A responsabilização do Estado pela sua morosidade
Num recente Acórdão datado de 18-12-2024, o Supremo Tribunal de Administrativo, doravante designado apenas por STA, reconheceu a responsabilidade do Estado pelos atrasos excessivos na tomada de decisões judiciais. Considerou o STA que a falta de uma decisão judicial em tempo razoável constitui um facto ilícito e culposo, de que podem resultar danos psicológicos e morais para os cidadãos e que devem ser indemnizados.
No processo n.º 01888/19.7BEPRT, um cidadão/recorrente propôs uma ação administrativa contra o ESTADO PORTUGUÊS e peticionou a condenação do Estado Português pela violação da sua obrigação de proferir uma decisão jurisdicional em prazo razoável. Segundo o STA, o “atraso da justiça consubstancia (…) um dano não patrimonial pelo atraso, pelo mau funcionamento do serviço que não proferiu a decisão judicial em prazo adequado.” Para este Tribunal, o simples facto de uma decisão judicial não ser proferida dentro de um prazo razoável pode, por si só, causar danos morais e psicológicos aos cidadãos, independentemente da existência de prejuízos patrimoniais diretos.
Além disso, considera, ainda, que este tipo de dano é presumido, ou seja, não é necessário apresentar prova do sofrimento causado pela incerteza e demora na resolução do litígio. Esta presunção de dano, poderá, no entanto, ser afastada se se demonstrar que a demora não resultou de uma falha do sistema judicial, mas sim da própria conduta da parte envolvida. Ou seja, é entendimento do STA que se o cidadão utilizou o processo como um meio para adiar intencionalmente uma obrigação, em vez de procurar uma decisão legítima sobre os seus direitos, então o atraso não pode ser atribuído ao mau funcionamento da justiça.

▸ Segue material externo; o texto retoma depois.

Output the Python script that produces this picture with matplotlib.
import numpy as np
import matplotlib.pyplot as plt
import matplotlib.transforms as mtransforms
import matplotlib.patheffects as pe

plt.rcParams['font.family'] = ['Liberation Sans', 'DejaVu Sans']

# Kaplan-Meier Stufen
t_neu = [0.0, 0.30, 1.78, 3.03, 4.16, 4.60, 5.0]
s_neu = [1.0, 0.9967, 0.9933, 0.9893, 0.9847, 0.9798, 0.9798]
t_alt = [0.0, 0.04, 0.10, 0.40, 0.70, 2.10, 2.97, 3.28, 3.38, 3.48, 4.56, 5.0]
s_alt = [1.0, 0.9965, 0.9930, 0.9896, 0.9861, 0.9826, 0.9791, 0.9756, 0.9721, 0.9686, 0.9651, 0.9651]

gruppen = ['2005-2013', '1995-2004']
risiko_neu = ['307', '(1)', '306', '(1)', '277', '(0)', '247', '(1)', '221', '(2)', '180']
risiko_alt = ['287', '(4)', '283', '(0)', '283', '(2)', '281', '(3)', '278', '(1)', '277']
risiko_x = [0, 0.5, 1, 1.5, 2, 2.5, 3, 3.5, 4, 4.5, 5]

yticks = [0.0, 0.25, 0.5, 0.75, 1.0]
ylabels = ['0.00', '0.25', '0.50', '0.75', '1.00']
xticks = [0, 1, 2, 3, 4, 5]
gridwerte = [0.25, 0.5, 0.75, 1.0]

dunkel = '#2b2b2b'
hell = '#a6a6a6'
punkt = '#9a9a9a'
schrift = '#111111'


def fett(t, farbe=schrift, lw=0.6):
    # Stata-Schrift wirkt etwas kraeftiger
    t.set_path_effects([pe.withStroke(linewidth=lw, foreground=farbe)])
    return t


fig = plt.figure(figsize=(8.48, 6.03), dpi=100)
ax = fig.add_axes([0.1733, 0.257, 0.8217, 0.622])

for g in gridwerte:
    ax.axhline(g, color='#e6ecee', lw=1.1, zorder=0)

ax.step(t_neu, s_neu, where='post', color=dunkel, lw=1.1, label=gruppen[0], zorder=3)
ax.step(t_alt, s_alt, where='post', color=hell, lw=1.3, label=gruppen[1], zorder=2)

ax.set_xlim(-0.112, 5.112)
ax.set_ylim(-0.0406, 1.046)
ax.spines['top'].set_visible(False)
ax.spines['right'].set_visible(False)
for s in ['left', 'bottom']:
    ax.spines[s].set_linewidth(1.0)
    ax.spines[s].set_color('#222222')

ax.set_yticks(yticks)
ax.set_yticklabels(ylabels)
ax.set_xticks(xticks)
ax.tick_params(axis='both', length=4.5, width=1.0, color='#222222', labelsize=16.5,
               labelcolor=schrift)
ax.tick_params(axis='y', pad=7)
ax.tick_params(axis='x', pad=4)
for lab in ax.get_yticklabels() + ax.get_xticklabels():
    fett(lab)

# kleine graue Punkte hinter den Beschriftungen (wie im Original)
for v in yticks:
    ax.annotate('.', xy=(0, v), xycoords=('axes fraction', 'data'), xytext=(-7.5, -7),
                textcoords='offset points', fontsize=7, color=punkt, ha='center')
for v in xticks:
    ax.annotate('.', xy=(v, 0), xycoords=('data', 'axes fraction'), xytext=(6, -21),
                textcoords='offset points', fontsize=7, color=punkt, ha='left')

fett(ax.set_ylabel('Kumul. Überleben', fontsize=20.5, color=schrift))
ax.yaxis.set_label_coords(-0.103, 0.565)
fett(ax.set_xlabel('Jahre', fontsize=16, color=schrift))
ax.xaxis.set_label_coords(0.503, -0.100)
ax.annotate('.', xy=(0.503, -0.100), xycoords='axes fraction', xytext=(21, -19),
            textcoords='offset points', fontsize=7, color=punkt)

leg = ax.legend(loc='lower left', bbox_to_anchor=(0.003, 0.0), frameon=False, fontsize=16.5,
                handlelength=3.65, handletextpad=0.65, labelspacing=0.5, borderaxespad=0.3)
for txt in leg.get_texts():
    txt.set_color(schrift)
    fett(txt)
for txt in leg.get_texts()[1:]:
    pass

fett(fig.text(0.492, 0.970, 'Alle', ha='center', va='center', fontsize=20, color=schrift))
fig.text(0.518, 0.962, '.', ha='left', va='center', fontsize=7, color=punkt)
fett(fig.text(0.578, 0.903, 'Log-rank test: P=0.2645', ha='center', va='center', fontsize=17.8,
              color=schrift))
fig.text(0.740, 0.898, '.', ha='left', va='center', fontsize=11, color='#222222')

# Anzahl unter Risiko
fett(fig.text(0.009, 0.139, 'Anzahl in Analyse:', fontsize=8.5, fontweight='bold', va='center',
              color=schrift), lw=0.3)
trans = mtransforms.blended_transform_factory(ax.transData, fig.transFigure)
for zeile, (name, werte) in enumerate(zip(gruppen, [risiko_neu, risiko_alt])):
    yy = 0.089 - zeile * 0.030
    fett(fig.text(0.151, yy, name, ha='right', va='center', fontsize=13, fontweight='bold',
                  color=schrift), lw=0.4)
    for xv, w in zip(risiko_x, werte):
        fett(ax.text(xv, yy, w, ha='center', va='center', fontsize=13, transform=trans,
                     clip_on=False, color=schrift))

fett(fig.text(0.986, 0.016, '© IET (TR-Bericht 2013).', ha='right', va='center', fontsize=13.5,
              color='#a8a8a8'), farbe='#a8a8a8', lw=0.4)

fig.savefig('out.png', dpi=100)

Contudo, no caso em análise entendeu-se que “mesmo que o A. tenha retirado um benefício material do atraso, como se argumenta na decisão, tal não pode considerar-se um fundamento válido para afastar a presunção de que a incerteza e o sofrimento associados ao atraso ilícito causaram o dano moral cuja compensação vem reclamada na ação e que o TEDH e este STA consideraram ser devidas pelo facto do atraso e não por prejuízos resultantes do atraso”.
Mais avança o STA que “(…) o que se analisa é a duração global do processo e o que se consubstancia ilicitude por mau funcionamento do serviço de justiça é o incumprimento de prazo máximos que se convencionaram adequados para proferir decisões em primeira instância e em termos globais. Logo, não se pode qualificar como mau funcionamento do serviço a existência de demoras em determinadas fases ou tramites processuais, quando, na globalidade, aqueles prazos máximos considerados razoáveis sejam respeitados”.
Socorrendo-se da jurisprudência do Tribunal Europeu dos Direitos Humanos (TEDH), o STA veio considerar que um processo em primeira instância deve, em média, ser concluído em cerca de três anos para ser considerado de duração razoável. Quanto à duração total de um processo judicial, incluindo todas as instâncias, deve situar-se, em princípio, entre quatro e seis anos, embora sempre sujeito a uma análise casuística da complexidade do caso e do que possa ter contribuído para o desrespeito do prazo razoável para a emissão da decisão. A mais recente decisão do STA vem, deste modo, reconhecer a responsabilidade do Estado pelos atrasos excessivos na tomada de decisões judiciais, considerando que a falta de uma decisão judicial em tempo razoável constitui um facto ilícito e culposo, que pode resultar em danos psicológicos e morais para os cidadãos e que, como tal, devem ser indemnizados. Há, assim, um reconhecimento dos cidadãos a uma justiça célere e, nos casos que assim não suceda, de forma injustificada, à luz do entendimento do STA, terá como consequência a possibilidade de responsabilização do Estado pela morosidade na justiça. Saudamos esta posição do STA que reflete uma possível mudança de paradigma na tutela dos diretos dos cidadãos no que se refere a uma decisão em tempo razoável.